#### [Dataset section]
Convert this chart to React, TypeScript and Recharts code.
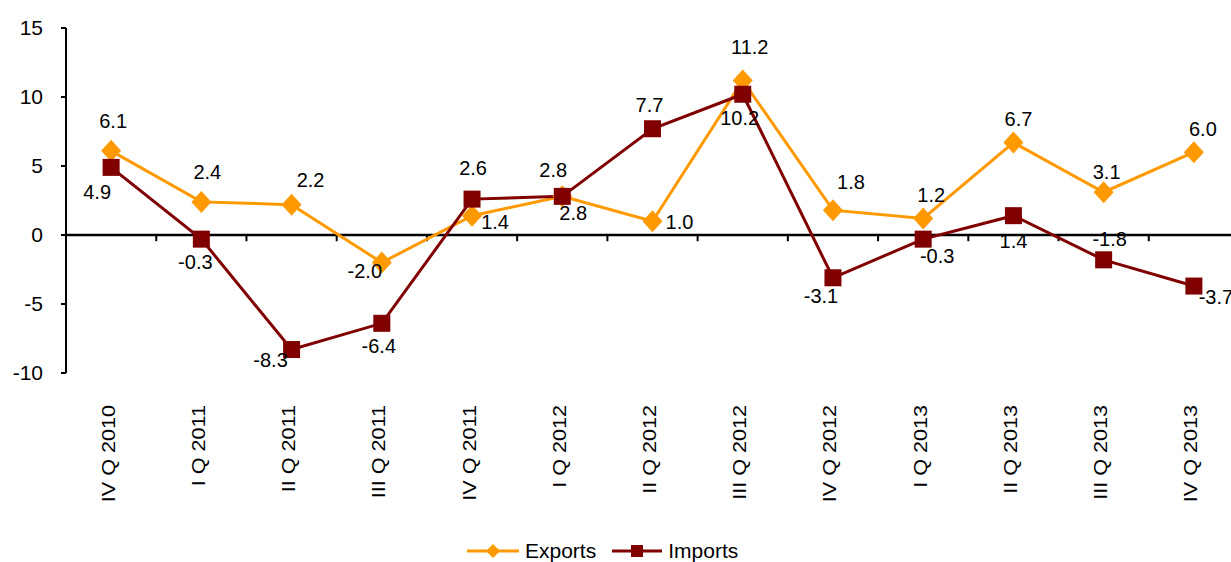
import React from "react";
import { LineChart, Line, XAxis, YAxis, ReferenceLine, LabelList, Legend } from "recharts";

const categories = [
  "IV Q 2010", "I Q 2011", "II Q 2011", "III Q 2011", "IV Q 2011", "I Q 2012",
  "II Q 2012", "III Q 2012", "IV Q 2012", "I Q 2013", "II Q 2013", "III Q 2013", "IV Q 2013",
];
const exportsValues = [6.1, 2.4, 2.2, -2.0, 1.4, 2.8, 1.0, 11.2, 1.8, 1.2, 6.7, 3.1, 6.0];
const importsValues = [4.9, -0.3, -8.3, -6.4, 2.6, 2.8, 7.7, 10.2, -3.1, -0.3, 1.4, -1.8, -3.7];
const yTicks = [-10, -5, 0, 5, 10, 15];

// label placement offsets (px) relative to each marker, style only
const exportsLabelOffsets = [[2, -30], [6, -30], [19, -25], [-17, 8], [23, 6], [11, 17], [27, 1], [7, -33], [18, -28], [8, -23], [5, -24], [3, -20], [9, -23]];
const importsLabelOffsets = [[-14, 25], [-6, 23], [-21, 10], [-3, 23], [1, -31], [-9, -26], [-3, -24], [-3, 24], [-12, 18], [14, 17], [0, 25], [6, -21], [22, 11]];

const data = categories.map((c, i) => ({ idx: i, name: c, Exports: exportsValues[i], Imports: importsValues[i] }));
const xTicks = categories.map((_, i) => i);
const boundaries = categories.slice(0, -1).map((_, i) => i + 0.5);

const ORANGE = "#FF9900";
const MAROON = "#800000";
const FONT = "'Liberation Sans', Arial, sans-serif";

const Diamond = (props: any) => {
  const { cx, cy, fill, w = 10, h = 11 } = props;
  if (cx == null || cy == null) return null;
  return <polygon points={`${cx},${cy - h} ${cx + w},${cy} ${cx},${cy + h} ${cx - w},${cy}`} fill={fill} />;
};
const Square = (props: any) => {
  const { cx, cy, fill, s = 17 } = props;
  if (cx == null || cy == null) return null;
  return <rect x={cx - s / 2} y={cy - s / 2} width={s} height={s} fill={fill} />;
};

const makeLabel = (offsets: number[][]) => (props: any) => {
  const { x, y, value, index } = props;
  const [dx, dy] = offsets[index] || [0, -20];
  return (
    <text x={x + dx} y={y + dy} textAnchor="middle" dominantBaseline="central" fontSize={20} fontFamily={FONT} fill="#000">
      {Number(value).toFixed(1)}
    </text>
  );
};

const CatTick = (props: any) => {
  const { x, y, payload } = props;
  return (
    <g transform={`translate(${x - 3},${y + 32})`}>
      <text transform="rotate(-90) scale(1.2,1)" x={0} y={0} dy="0.36em" textAnchor="end" fontSize={18} fontFamily={FONT} fill="#000">
        {categories[payload.value]}
      </text>
    </g>
  );
};

const LegendContent = () => (
  <div style={{ height: 24, display: "flex", alignItems: "center", fontFamily: FONT, fontSize: 21, color: "#000", whiteSpace: "nowrap" }}>
    <svg width={52} height={24}>
      <line x1={0} y1={12} x2={52} y2={12} stroke={ORANGE} strokeWidth={3} />
      <Diamond cx={26} cy={12} w={7} h={7} fill={ORANGE} />
    </svg>
    <span style={{ marginLeft: 6 }}>Exports</span>
    <svg width={50} height={24} style={{ marginLeft: 16 }}>
      <line x1={0} y1={12} x2={50} y2={12} stroke={MAROON} strokeWidth={3} />
      <Square cx={25} cy={12} s={12} fill={MAROON} />
    </svg>
    <span style={{ marginLeft: 6 }}>Imports</span>
  </div>
);

export default function App() {
  return (
    <div style={{ position: "fixed", left: 0, top: 0, width: 1231, height: 562, overflow: "hidden", background: "#fff" }}>
      <LineChart width={1240} height={562} data={data} margin={{ top: 28, right: 1, left: 0, bottom: 25 }}>
        <XAxis
          dataKey="idx"
          type="number"
          domain={[-0.5, 12.5]}
          ticks={xTicks}
          interval={0}
          axisLine={false}
          tickLine={false}
          tickSize={0}
          tickMargin={0}
          height={140}
          tick={<CatTick />}
        />
        <YAxis
          domain={[-10, 15]}
          ticks={yTicks}
          width={66}
          axisLine={{ stroke: "#000", strokeWidth: 2 }}
          tickLine={{ stroke: "#000", strokeWidth: 2 }}
          tickSize={5}
          tickMargin={18}
          tick={{ fill: "#000", fontSize: 21, fontFamily: FONT }}
          allowDataOverflow
        />
        <ReferenceLine y={0} stroke="#000" strokeWidth={2.5} ifOverflow="extendDomain" />
        {boundaries.map((b) => (
          <ReferenceLine key={b} segment={[{ x: b, y: 0 }, { x: b, y: -0.45 }]} stroke="#000" strokeWidth={2} />
        ))}
        <Legend
          verticalAlign="bottom"
          content={<LegendContent />}
          wrapperStyle={{ position: "absolute", left: 467, top: 539, bottom: "auto", width: 320, height: 24 }}
        />
        <Line
          dataKey="Exports"
          stroke={ORANGE}
          strokeWidth={3}
          isAnimationActive={false}
          dot={(p: any) => <Diamond key={`e${p.index}`} {...p} fill={ORANGE} />}
          activeDot={false}
        >
          <LabelList dataKey="Exports" content={makeLabel(exportsLabelOffsets)} />
        </Line>
        <Line
          dataKey="Imports"
          stroke={MAROON}
          strokeWidth={3}
          isAnimationActive={false}
          dot={(p: any) => <Square key={`i${p.index}`} {...p} fill={MAROON} />}
          activeDot={false}
        >
          <LabelList dataKey="Imports" content={makeLabel(importsLabelOffsets)} />
        </Line>
      </LineChart>
    </div>
  );
}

#### [Exercise details]
Exactly restate the lines from the beginning of the data through the line with "ReferenceLine, LabelList, Legend", and no others, keeping pictures out.

#### [Reply]
Convert this chart to React, TypeScript and Recharts code.
import React from "react";
import { LineChart, Line, XAxis, YAxis, ReferenceLine, LabelList, Legend } from "recharts";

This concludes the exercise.